Thanks to all who came yesterday to hear Arthur Marotti’s talk:
Thursday, Nov 14 / 4:00 PM
IHC Research Seminar Room, 6056 HSSB
This paper discusses some of the hundreds of (mostly anonymous) poems that survive in various manuscripts from the early modern period in only one or two copies. It examines the various socioliterary uses to which poetry was put and argues for broadening the literary history of the period to include this largely unknown work.
Professor Marotti is the author of John Donne, Coterie Poet (1986), Manuscript, Print and the English Renaissance Lyric (1995), Religious Ideology and Cultural Fantasy: Catholic and Anti-Catholic Discourses in Early Modern England (2005) and has edited or coedited eight collections of essays—most recently (with Ken Jackson) Shakespeare and Religion: Early Modern and Postmodern Perspectives (2011) and (with Chanita Goodblatt) Religious Diversity and Early Modern English Texts: Catholic, Judaic, Feminist and Secular Dimensions (2013).
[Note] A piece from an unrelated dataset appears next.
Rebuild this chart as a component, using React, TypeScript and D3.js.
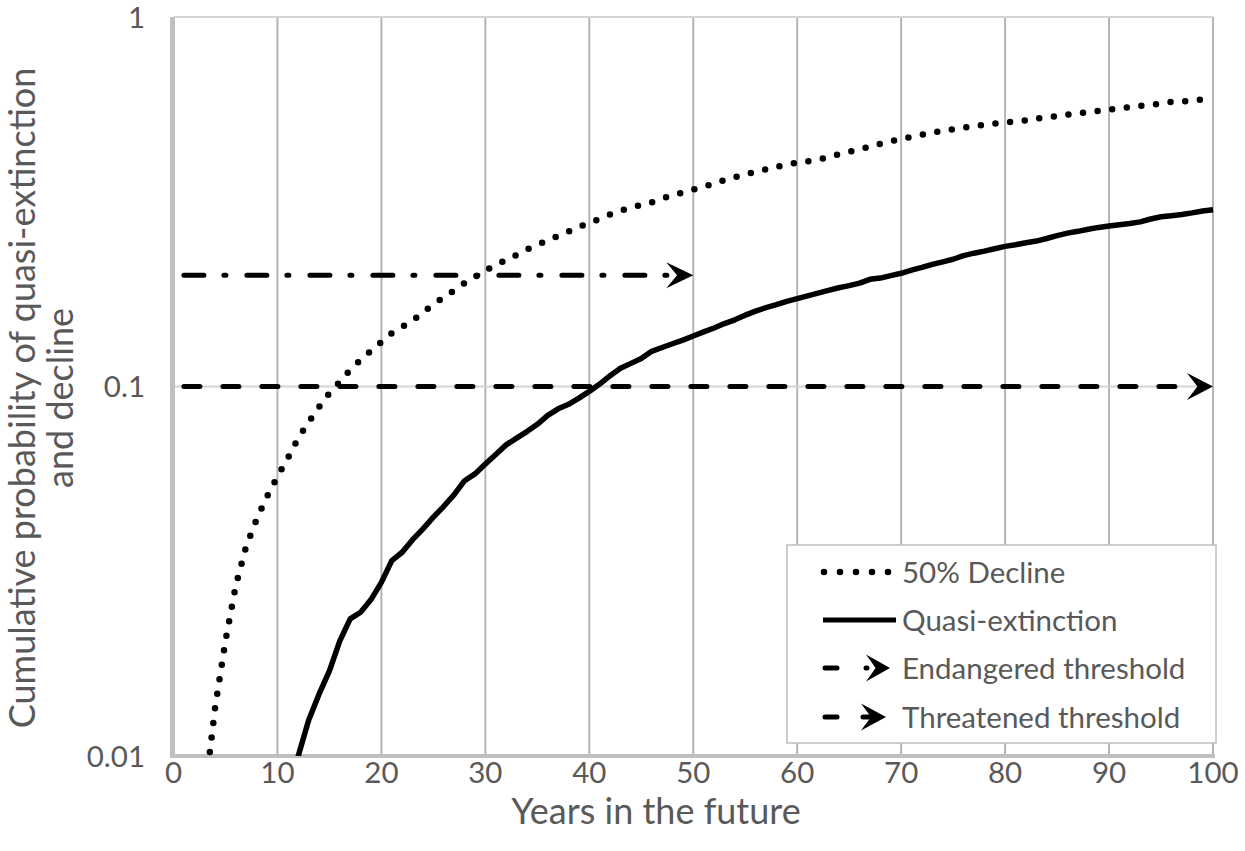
import React from "react";
import * as d3 from "d3";

// ---------- data ----------
const xTicks = [0, 10, 20, 30, 40, 50, 60, 70, 80, 90, 100];
const yTicks = [0.01, 0.1, 1];
const yTickLabels = ["0.01", "0.1", "1"];

// 50% Decline, yearly values starting at year 3
const declineStartYear = 3;
const declineValues = [
  0.0078, 0.0135, 0.0205, 0.029, 0.037, 0.0437, 0.0504, 0.057, 0.064, 0.0725,
  0.08, 0.088, 0.096, 0.103, 0.111, 0.118, 0.125, 0.132, 0.1395, 0.145,
  0.1505, 0.159, 0.1665, 0.1745, 0.182, 0.1905, 0.198, 0.206, 0.213, 0.22,
  0.227, 0.235, 0.242, 0.248, 0.2555, 0.2625, 0.27, 0.2775, 0.284, 0.292,
  0.299, 0.3045, 0.31, 0.315, 0.3225, 0.329, 0.335, 0.341, 0.347, 0.354,
  0.362, 0.3685, 0.375, 0.381, 0.387, 0.393, 0.399, 0.403, 0.407, 0.411,
  0.418, 0.425, 0.432, 0.438, 0.446, 0.454, 0.461, 0.468, 0.474, 0.48,
  0.486, 0.492, 0.497, 0.502, 0.507, 0.511, 0.515, 0.5185, 0.522, 0.525,
  0.531, 0.535, 0.5395, 0.544, 0.548, 0.553, 0.557, 0.562, 0.566, 0.57,
  0.575, 0.578, 0.583, 0.589, 0.591, 0.594, 0.598, 0.601,
];

// Quasi-extinction, yearly values starting at year 11
const quasiStartYear = 11;
const quasiValues = [
  0.008, 0.01, 0.0125, 0.0147, 0.017, 0.0205, 0.0235, 0.0245, 0.0265, 0.0295,
  0.0338, 0.0356, 0.0385, 0.0412, 0.0443, 0.0474, 0.051, 0.0556, 0.058, 0.0617,
  0.0655, 0.0695, 0.0725, 0.0755, 0.079, 0.0835, 0.087, 0.0895, 0.093, 0.097,
  0.1015, 0.107, 0.112, 0.1155, 0.119, 0.1245, 0.1275, 0.1305, 0.1335, 0.137,
  0.1405, 0.144, 0.148, 0.1515, 0.156, 0.16, 0.1635, 0.1665, 0.17, 0.173,
  0.176, 0.179, 0.182, 0.185, 0.1875, 0.1905, 0.195, 0.1965, 0.1995, 0.2025,
  0.2065, 0.21, 0.214, 0.2175, 0.221, 0.226, 0.2295, 0.2325, 0.236, 0.2395,
  0.242, 0.245, 0.2475, 0.2515, 0.256, 0.26, 0.263, 0.2665, 0.2695, 0.272,
  0.274, 0.276, 0.279, 0.284, 0.288, 0.29, 0.292, 0.295, 0.2985, 0.301,
];

// Thresholds
const thresholdNames = ["Endangered threshold", "Threatened threshold"];
const thresholdValues = [0.2, 0.1];
const thresholdStart = [1, 1];
const thresholdEnd = [50, 100];

const legendLabels = ["50% Decline", "Quasi-extinction", "Endangered threshold", "Threatened threshold"];

// ---------- styles ----------
const W = 1245;
const H = 851;
const plot = { left: 173.5, right: 1213, top: 17, bottom: 756 };
const textColor = "#595959";
const font = "Lato, 'Open Sans', sans-serif";
const tickSize = 29.5;
const titleSize = 36;
const dashDot = "20 20 2 21";
const dashed = "16 23";

function arrowPath(tx: number, ty: number, L: number, Hh: number) {
  return `M${tx},${ty} L${tx - L},${ty - Hh / 2} L${tx - 0.6 * L},${ty} L${tx - L},${ty + Hh / 2} Z`;
}

export default function App() {
  React.useEffect(() => {
    document.body.style.margin = "0";
  }, []);

  const x = d3.scaleLinear().domain([0, 100]).range([plot.left, plot.right]);
  const y = d3.scaleLog().domain([0.01, 1]).range([plot.bottom, plot.top]);

  const decline = declineValues.map((v, i) => [declineStartYear + i, v] as [number, number]);
  const quasi = quasiValues.map((v, i) => [quasiStartYear + i, v] as [number, number]);

  const line = d3
    .line<[number, number]>()
    .x((d) => x(d[0]))
    .y((d) => y(d[1]));

  const legX = 787;
  const legY = 545;
  const legW = 429;
  const legH = 198;
  const rowY = [572, 620, 668, 717];
  const sx0 = 823;
  const sx1 = 892;
  const textX = 902;

  return (
    <svg width={W} height={H} style={{ display: "block", background: "#fff" }} fontFamily={font}>
      <defs>
        <clipPath id="plotClip">
          <rect x={plot.left} y={plot.top - 5} width={plot.right - plot.left + 5} height={plot.bottom - plot.top + 5} />
        </clipPath>
      </defs>

      {/* vertical gridlines */}
      {xTicks.slice(1).map((t) => (
        <line key={"gx" + t} x1={x(t)} x2={x(t)} y1={plot.top} y2={plot.bottom} stroke="#b4b4b4" strokeWidth={2} />
      ))}
      {/* horizontal gridlines */}
      {yTicks.slice(1).map((t) => (
        <line key={"gy" + t} x1={plot.left} x2={plot.right} y1={y(t)} y2={y(t)} stroke="#d4d4d4" strokeWidth={2} />
      ))}
      {/* axes */}
      <line x1={plot.left - 1} x2={plot.left - 1} y1={plot.top} y2={plot.bottom + 2} stroke="#bfbfbf" strokeWidth={5} />
      <line x1={plot.left - 3} x2={plot.right + 2} y1={plot.bottom} y2={plot.bottom} stroke="#bfbfbf" strokeWidth={4} />

      {/* threshold lines */}
      {thresholdValues.map((v, i) => {
        const x0 = x(thresholdStart[i]);
        const x1 = x(thresholdEnd[i]);
        const yy = y(v);
        const L = i === 0 ? 27 : 26;
        const AH = i === 0 ? 26 : 27;
        return (
          <g key={thresholdNames[i]}>
            <line
              x1={x0}
              x2={x1 - L + 2}
              y1={yy}
              y2={yy}
              stroke="#000"
              strokeWidth={5}
              strokeLinecap="round"
              strokeDasharray={i === 0 ? dashDot : dashed}
            />
            <path d={arrowPath(x1, yy, L, AH)} fill="#000" />
          </g>
        );
      })}

      {/* data lines */}
      <g clipPath="url(#plotClip)">
        <path
          d={line(decline) || ""}
          fill="none"
          stroke="#000"
          strokeWidth={6.5}
          strokeLinecap="round"
          strokeDasharray="0 14.7"
        />
        <path d={line(quasi) || ""} fill="none" stroke="#000" strokeWidth={5.5} strokeLinejoin="round" />
      </g>

      {/* y tick labels */}
      {yTicks.map((t, i) => (
        <text key={"yl" + t} x={145} y={y(t)} dy="0.36em" textAnchor="end" fontSize={tickSize} fill={textColor}>
          {yTickLabels[i]}
        </text>
      ))}
      {/* x tick labels */}
      {xTicks.map((t) => (
        <text key={"xl" + t} x={x(t)} y={783} textAnchor="middle" fontSize={tickSize} fill={textColor}>
          {t}
        </text>
      ))}

      {/* axis titles */}
      <text x={656} y={824} textAnchor="middle" fontSize={titleSize} fill={textColor}>
        Years in the future
      </text>
      <g transform={`translate(35, 398) rotate(-90)`}>
        <text x={0} y={0} textAnchor="middle" fontSize={titleSize} fill={textColor}>
          Cumulative probability of quasi-extinction
        </text>
        <text x={0} y={38} textAnchor="middle" fontSize={titleSize} fill={textColor}>
          and decline
        </text>
      </g>

      {/* legend */}
      <rect x={legX} y={legY} width={legW} height={legH} fill="#fff" stroke="#bfbfbf" strokeWidth={1.5} />
      <line x1={sx0 + 1} x2={sx1 - 3} y1={rowY[0]} y2={rowY[0]} stroke="#000" strokeWidth={6.5} strokeLinecap="round" strokeDasharray="0 16" />
      <line x1={sx0} x2={sx1 + 4} y1={rowY[1]} y2={rowY[1]} stroke="#000" strokeWidth={5} />
      <line x1={sx0 + 2} x2={sx0 + 14} y1={rowY[2]} y2={rowY[2]} stroke="#000" strokeWidth={5} strokeLinecap="round" />
      <line x1={sx0 + 43} x2={sx0 + 44} y1={rowY[2]} y2={rowY[2]} stroke="#000" strokeWidth={5} strokeLinecap="round" />
      <path d={arrowPath(sx1 - 2, rowY[2], 24, 27)} fill="#000" />
      <line x1={sx0 + 2} x2={sx0 + 14} y1={rowY[3]} y2={rowY[3]} stroke="#000" strokeWidth={5} strokeLinecap="round" />
      <line x1={sx0 + 40} x2={sx0 + 46} y1={rowY[3]} y2={rowY[3]} stroke="#000" strokeWidth={5} strokeLinecap="round" />
      <path d={arrowPath(sx1 - 6, rowY[3], 25, 27)} fill="#000" />
      {legendLabels.map((l, i) => (
        <text key={l} x={textX} y={rowY[i]} dy="0.36em" fontSize={tickSize} fill={textColor}>
          {l}
        </text>
      ))}
    </svg>
  );
}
He edited the journal Criticism for eleven years and has served on the editorial boards of Studies in English Literature 1500-1800, Renaissance Quarterly, Literature Compass, English Manuscript Studies 1100-1700, and JLN: The Journal of the Northern Renaissance. He is the recipient of fellowships from the Guggenheim Foundation, the American Council of Learned Societies, and The National Endowment for the Humanities (twice). With Steven May, he just completed a new study, Ink, Stink Bait, Revenge and Queen Elizabeth: The Household Book of John Hanson (British Library Additional MS 82370). His current research concentrates on early modern English poetry found in manuscript collections.